The substitution method is a powerful technique used to simplify and solve equations, especially when dealing with quadratic or higher-order expressions. At its core, substitution aims to make an equation more manageable by temporarily replacing a complex expression with a simpler variable.

Here's how it works in practice:

• Identify the part of the equation that repeats or is more complex. In this exercise, it's the expression involving exponential terms, specifically \(3^x\).
• Replace this expression with a new variable, such as \(y\). This changes the form of the equation to something simpler, e.g., \(y = 3^x\).
• Solve the new equation, which is typically a more familiar form, like a quadratic equation.
  

The substitution method's beauty lies in its simplicity to handle otherwise difficult expressions by using basic algebraic manipulation.

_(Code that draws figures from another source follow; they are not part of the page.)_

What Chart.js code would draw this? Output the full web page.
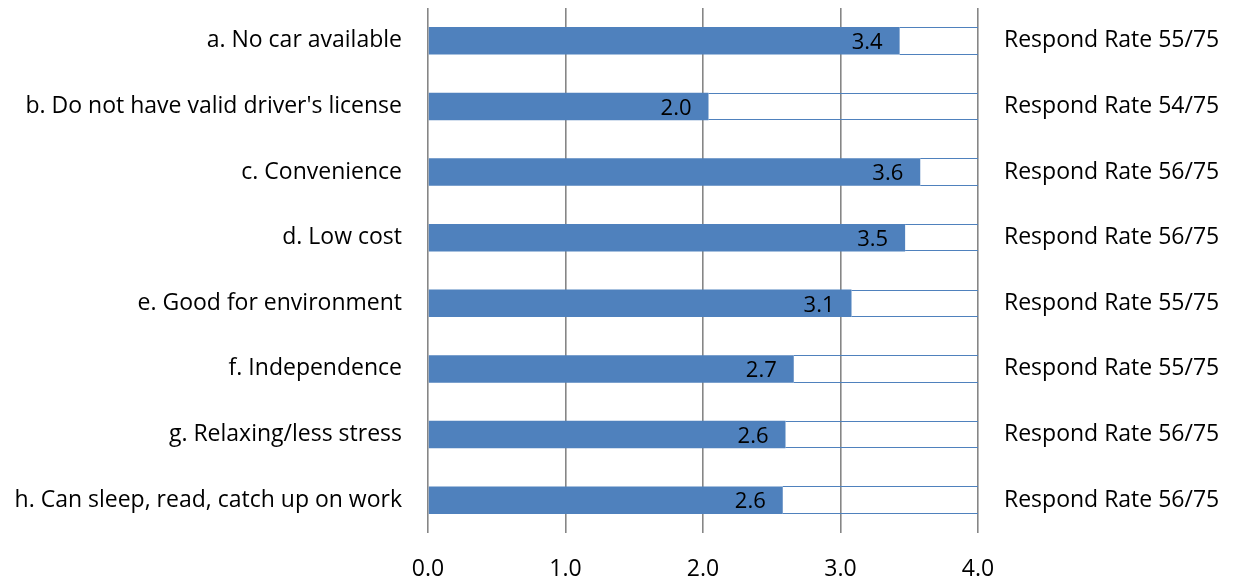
<!DOCTYPE html>
<html>
<head>
<meta charset="utf-8">
<script src="https://cdn.jsdelivr.net/npm/chart.js@4"></script>
<style>
  html, body { margin: 0; padding: 0; background: #fff; }
  #wrap { width: 1237px; height: 582px; }
</style>
</head>
<body>
<div id="wrap"><canvas id="chart" width="1237" height="582"></canvas></div>
<script>
// reasons for riding, mean score (0-4 scale)
const categories = [
  "a. No car available",
  "b. Do not have valid driver's license",
  "c. Convenience",
  "d. Low cost",
  "e. Good for environment",
  "f. Independence",
  "g. Relaxing/less stress",
  "h. Can sleep, read, catch up on work"
];
const scores = [3.43, 2.04, 3.58, 3.47, 3.08, 2.66, 2.60, 2.58];
const respondRates = [
  "Respond Rate 55/75",
  "Respond Rate 54/75",
  "Respond Rate 56/75",
  "Respond Rate 56/75",
  "Respond Rate 55/75",
  "Respond Rate 55/75",
  "Respond Rate 56/75",
  "Respond Rate 56/75"
];
const xTicks = [0, 1, 2, 3, 4];
const maxScore = 4;

const blue = "#4F81BD";
const fontFamily = "'Open Sans', 'Liberation Sans', sans-serif";

// rest of the bar up to 4.0
const remainder = scores.map((v) => maxScore - v);

// value label at the inner end of the blue bar
const valueLabels = {
  id: "valueLabels",
  afterDatasetsDraw(chart) {
    const ctx = chart.ctx;
    const meta = chart.getDatasetMeta(0);
    ctx.save();
    ctx.font = "22px " + fontFamily;
    ctx.fillStyle = "#000";
    ctx.textAlign = "right";
    ctx.textBaseline = "middle";
    meta.data.forEach((bar, i) => {
      ctx.fillText(scores[i].toFixed(1), bar.x - 17, bar.y + 2);
    });
    ctx.restore();
  }
};

// thin top/bottom outline for the empty part of the bar
const outline = {
  id: "outline",
  afterDatasetsDraw(chart) {
    const ctx = chart.ctx;
    const meta = chart.getDatasetMeta(1);
    ctx.save();
    ctx.strokeStyle = blue;
    ctx.lineWidth = 1;
    meta.data.forEach((bar) => {
      const top = Math.round(bar.y - bar.height / 2) + 0.5;
      const bottom = Math.round(bar.y + bar.height / 2) - 0.5;
      ctx.beginPath();
      ctx.moveTo(bar.base, top);
      ctx.lineTo(bar.x, top);
      ctx.moveTo(bar.base, bottom);
      ctx.lineTo(bar.x, bottom);
      ctx.stroke();
    });
    ctx.restore();
  }
};

// no extra room above/below the category axes
const fitSide = (w) => (s) => {
  s.width = w;
  s.paddingTop = 0;
  s.paddingBottom = 0;
};

new Chart(document.getElementById("chart"), {
  type: "bar",
  data: {
    labels: categories,
    datasets: [
      {
        data: scores,
        backgroundColor: blue,
        borderWidth: 0,
        barPercentage: 0.42,
        categoryPercentage: 1
      },
      {
        data: remainder,
        backgroundColor: "rgba(0,0,0,0)",
        borderWidth: 0,
        barPercentage: 0.42,
        categoryPercentage: 1
      }
    ]
  },
  options: {
    indexAxis: "y",
    responsive: false,
    animation: false,
    layout: { padding: { top: 8, left: 0, right: 0, bottom: 0 } },
    plugins: {
      legend: { display: false },
      tooltip: { enabled: false }
    },
    scales: {
      x: {
        stacked: true,
        min: 0,
        max: maxScore,
        afterBuildTicks: (s) => { s.ticks = xTicks.map((v) => ({ value: v })); },
        afterFit: (s) => { s.height = 49; s.paddingLeft = 0; s.paddingRight = 0; },
        grid: { color: "#868686", lineWidth: 1.6, drawTicks: false },
        border: { display: false },
        ticks: {
          padding: 23,
          color: "#000",
          font: { family: fontFamily, size: 23 },
          callback: (v) => Number(v).toFixed(1)
        }
      },
      y: {
        stacked: true,
        afterFit: fitSide(428),
        grid: { display: false, drawTicks: false },
        border: { display: false },
        ticks: {
          padding: 26,
          color: "#000",
          font: { family: fontFamily, size: 23 }
        }
      },
      y2: {
        type: "category",
        labels: respondRates,
        position: "right",
        offset: true,
        afterFit: fitSide(1237 - 978),
        grid: { display: false, drawTicks: false },
        border: { display: false },
        ticks: {
          padding: 26,
          color: "#000",
          font: { family: fontFamily, size: 23 }
        }
      }
    }
  },
  plugins: [outline, valueLabels]
});
</script>
</body>
</html>
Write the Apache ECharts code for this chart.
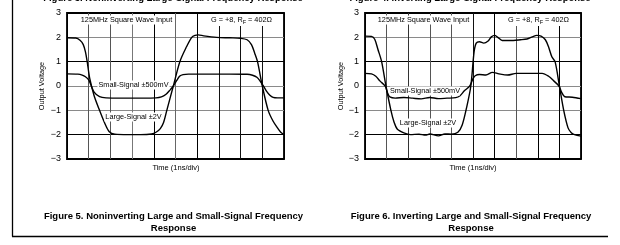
<!DOCTYPE html>
<html><head><meta charset="utf-8">
<script src="https://cdn.jsdelivr.net/npm/echarts@6/dist/echarts.min.js"></script>
<style>html,body{margin:0;padding:0;background:#fff}#c{width:620px;height:245px}</style>
</head><body><div id="c"></div>
<script>
// ---- data (time in divisions of 1 ns, voltage in V) ----
var yTicks = [-3, -2, -1, 0, 1, 2, 3];
var yTickLabels = ['\u22123', '\u22122', '\u22121', '0', '1', '2', '3'];

var nonInvLargeT = [0, 0.4, 0.6, 0.75, 0.85, 0.93, 1.05, 1.25, 1.5, 1.75, 1.95, 2.2, 2.8, 3.4, 3.9, 4.1, 4.3, 4.45, 4.6, 4.9, 5.2, 5.5, 5.75, 5.9, 6.05, 6.3, 6.9, 7.5, 8.0, 8.3, 8.5, 8.65, 8.78, 9.0, 9.27, 9.5, 9.7, 9.85, 10];
var nonInvLargeV = [1.98, 1.97, 1.88, 1.7, 1.4, 1.0, 0.3, -0.4, -1.0, -1.55, -1.88, -1.98, -2.0, -2.0, -1.97, -1.9, -1.75, -1.5, -1.0, 0.0, 1.0, 1.6, 2.0, 2.08, 2.1, 2.06, 2.0, 1.98, 1.96, 1.9, 1.7, 1.35, 1.0, 0.0, -1.0, -1.45, -1.72, -1.9, -2.0];

var nonInvSmallT = [0, 0.5, 0.7, 0.85, 1.0, 1.1, 1.25, 1.5, 1.8, 2.5, 3.5, 4.1, 4.35, 4.55, 4.75, 4.9, 5.05, 5.2, 5.35, 5.6, 6.5, 7.5, 8.3, 8.55, 8.75, 8.9, 9.05, 9.2, 9.35, 9.5, 9.7, 10];
var nonInvSmallV = [0.5, 0.49, 0.45, 0.38, 0.25, 0.05, -0.25, -0.44, -0.49, -0.5, -0.5, -0.49, -0.45, -0.35, -0.16, 0.0, 0.22, 0.41, 0.47, 0.49, 0.49, 0.49, 0.48, 0.44, 0.36, 0.2, 0.0, -0.22, -0.38, -0.47, -0.49, -0.49];

var invLargeT = [0, 0.3, 0.45, 0.6, 0.77, 0.97, 1.2, 1.35, 1.5, 1.8, 2.1, 2.5, 2.8, 3.0, 3.4, 3.7, 4.0, 4.3, 4.5, 4.7, 4.9, 5.05, 5.15, 5.3, 5.5, 5.7, 5.85, 6.0, 6.15, 6.35, 6.7, 7.2, 7.5, 7.75, 7.95, 8.15, 8.35, 8.5, 8.65, 8.8, 9.0, 9.2, 9.4, 9.55, 9.7, 10];
var invLargeV = [2.05, 2.04, 1.92, 1.5, 1.0, 0.0, -1.0, -1.5, -1.78, -1.93, -2.0, -1.98, -2.02, -1.97, -2.05, -1.97, -1.98, -1.9, -1.6, -0.9, 0.0, 1.4, 1.76, 1.82, 1.76, 1.85, 2.02, 2.08, 2.0, 1.87, 1.87, 1.9, 1.93, 2.02, 2.08, 2.05, 1.9, 1.6, 1.2, 1.0, 0.0, -1.0, -1.72, -1.92, -2.0, -2.06];

var invSmallT = [0, 0.3, 0.5, 0.7, 0.93, 1.05, 1.15, 1.4, 1.8, 2.2, 2.6, 3.0, 3.4, 3.8, 4.2, 4.4, 4.6, 4.85, 5.0, 5.1, 5.3, 5.6, 5.9, 6.2, 6.6, 7.0, 8.2, 8.5, 8.75, 8.98, 9.1, 9.25, 9.6, 10];
var invSmallV = [0.52, 0.5, 0.4, 0.2, 0.0, -0.3, -0.45, -0.5, -0.47, -0.5, -0.53, -0.47, -0.52, -0.5, -0.48, -0.4, -0.2, 0.0, 0.3, 0.42, 0.47, 0.45, 0.56, 0.5, 0.45, 0.52, 0.52, 0.4, 0.2, 0.0, -0.25, -0.44, -0.46, -0.52];

function pairs(t, v) { return t.map(function (x, i) { return [x, v[i]]; }); }

var FONT = "'Liberation Sans', Arial, sans-serif";
var hColors = ['#000', '#000', '#8a8a8a', '#8a8a8a', '#000', '#8a8a8a', '#000'];
var vColorsL = ['#000', '#555', '#555', '#777', '#000', '#666', '#000', '#111', '#111', '#111', '#000'];
var vColorsR = ['#000', '#555', '#333', '#555', '#555', '#111', '#000', '#555', '#000', '#000', '#000'];

function xAx(idx, cols) {
  return { gridIndex: idx, type: 'value', min: 0, max: 10, interval: 1,
    axisLine: { show: false }, axisTick: { show: false }, axisLabel: { show: false },
    splitLine: { show: true, lineStyle: { color: cols, width: 1 } } };
}
function yAx(idx) {
  return { gridIndex: idx, type: 'value', min: -3, max: 3, interval: 1,
    axisLine: { show: false }, axisTick: { show: false },
    axisLabel: { show: true, margin: 6, color: '#000', fontSize: 9, fontFamily: FONT,
      formatter: function (v) { return yTickLabels[yTicks.indexOf(v)]; } },
    splitLine: { show: true, lineStyle: { color: hColors, width: 1 } } };
}
function ser(idx, data) {
  return { type: 'line', xAxisIndex: idx, yAxisIndex: idx, data: data, smooth: 0.3,
    showSymbol: false, symbol: 'none', lineStyle: { color: '#000', width: 1.4 }, z: 3 };
}
function txt(x, y, s, o) {
  o = o || {};
  return { type: 'text', x: x, y: y, z: 100, rotation: o.rot || 0,
    style: { text: s, fill: '#000', font: (o.bold ? 'bold ' : '') + (o.size || 7.3) + 'px ' + FONT,
      textAlign: o.align || 'center', textVerticalAlign: 'middle',
      backgroundColor: o.bg || null, padding: o.pad || 0, rich: o.rich } };
}
var subRich = { s: { fontSize: 5.5, verticalAlign: 'bottom', padding: [4, 0, 0, 0], fontFamily: FONT } };

var chart = echarts.init(document.getElementById('c'), null, { renderer: 'canvas' });
chart.setOption({
  animation: false,
  backgroundColor: '#fff',
  grid: [
    { left: 67, top: 13, width: 217, height: 146, show: true, borderColor: '#000', borderWidth: 1.8, backgroundColor: 'transparent', containLabel: false },
    { left: 365, top: 13, width: 216, height: 146, show: true, borderColor: '#000', borderWidth: 1.8, backgroundColor: 'transparent', containLabel: false }
  ],
  xAxis: [xAx(0, vColorsL), xAx(1, vColorsR)],
  yAxis: [yAx(0), yAx(1)],
  series: [
    ser(0, pairs(nonInvLargeT, nonInvLargeV)),
    ser(0, pairs(nonInvSmallT, nonInvSmallV)),
    ser(1, pairs(invLargeT, invLargeV)),
    ser(1, pairs(invSmallT, invSmallV))
  ],
  graphic: [
    // panel frame
    { type: 'line', z: 100, shape: { x1: 12.5, y1: 0, x2: 12.5, y2: 236.5 }, style: { stroke: '#000', lineWidth: 1.3 } },
    { type: 'line', z: 100, shape: { x1: 12, y1: 236.5, x2: 608, y2: 236.5 }, style: { stroke: '#000', lineWidth: 1.3 } },
    // cut-off titles at top
    txt(173, -2, 'Figure 3. Noninverting Large-Signal Frequency Response', { bold: true, size: 9.5 }),
    txt(470, -2, 'Figure 4. Inverting Large-Signal Frequency Response', { bold: true, size: 9.5 }),
    // left chart annotations
    txt(126.5, 20, '125MHz Square Wave Input', { bg: '#fff', pad: [1, 1] }),
    txt(273, 20, 'G = +8, R{s|F} = 402\u03A9', { align: 'right', bg: '#fff', pad: [1, 1], rich: subRich }),
    txt(133.5, 85, 'Small-Signal \u00B1500mV', { bg: '#fff', pad: [1, 1] }),
    txt(133.5, 117, 'Large-Signal \u00B12V', { bg: '#fff', pad: [1, 1] }),
    txt(42, 86, 'Output Voltage', { rot: Math.PI / 2 }),
    txt(176, 168, 'Time (1ns/div)', { size: 7.5 }),
    txt(173.5, 216, 'Figure 5. Noninverting Large and Small-Signal Frequency', { bold: true, size: 9.5 }),
    txt(173.5, 228, 'Response', { bold: true, size: 9.5 }),
    // right chart annotations
    txt(423.5, 20, '125MHz Square Wave Input', { bg: '#fff', pad: [1, 1] }),
    txt(570, 20, 'G = +8, R{s|F} = 402\u03A9', { align: 'right', bg: '#fff', pad: [1, 1], rich: subRich }),
    txt(425, 91, 'Small-Signal \u00B1500mV', { bg: '#fff', pad: [1, 0] }),
    txt(428, 123, 'Large-Signal \u00B12V', { bg: '#fff', pad: [1, 0] }),
    txt(341, 86, 'Output Voltage', { rot: Math.PI / 2 }),
    txt(473, 168, 'Time (1ns/div)', { size: 7.5 }),
    txt(471, 216, 'Figure 6. Inverting Large and Small-Signal Frequency', { bold: true, size: 9.5 }),
    txt(471, 228, 'Response', { bold: true, size: 9.5 })
  ]
});
</script></body></html>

Factoring quadratic equations is a technique used to express the quadratic in terms of its roots. This step is crucial for finding solutions easily once the expression is in its simplest factorized form.

Typically, a quadratic expression in the form \(ax^2 + bx + c = 0\) can be factored into the product of two binomials if it satisfies certain criteria:

• Look for two numbers that multiply to give \(ac\) and add to give \(b\).
• Use these numbers to break down the middle term and factor by grouping, if possible.
  

In our case, with \(y^2 - 12y + 35 = 0\), the numbers \(-7\) and \(-5\) satisfy these conditions as \(-7 \times -5 = 35\) and \(-7 + -5 = -12\), allowing it to be written as \((y - 7)(y - 5) = 0\). Correct factoring simplifies solving the equation by isolating each binomial and subsequently finding the roots by setting each factor equal to zero.

Exponential equations involve variables in the exponent, making them appear daunting initially. Solving such equations often requires transforming or reinterpreting them using smarter approaches like substitution.

In this scenario, the equation \(3^{2x} + 35 = 12 \times 3^x\) at first looks complex due to the presence of the exponent. By utilizing substitution \((y = 3^x)\), it becomes a conventional quadratic equation \(y^2 + 35 = 12y\), which is simpler to handle.

Remember, the key in dealing with exponential equations is:

• Look for patterns or forms that correspond to simpler expressions.
• Use logarithms if necessary to solve for the variable in the exponent after simplifying the expression.
  

Converting the mathematical challenge by seeing different representations allows solving even intricate exponential equations more effectively.

Logarithms are the inverse operations of exponentiation. They provide a tool for solving equations where the variable is in the power, especially after substitution, as seen in this exercise.

Logarithms translate an exponential equation into a form where the exponent can be isolated and solved. When \(3^x = 7\), using the base-3 logarithm \(x = \log_3{7}\) offers the solution directly.

• The base of the logarithm typically matches the base of the exponent for ease.
• This approach relies on understanding that \(a^b = c\) leads to \(b = \log_a{c}\).
  

Logarithms therefore provide exact solutions and are essential for interpreting exponential equations where direct computation isn't straightforward. Understanding logarithms broadens your mathematical toolset, allowing for the resolution of various types of problems involving growth and decay.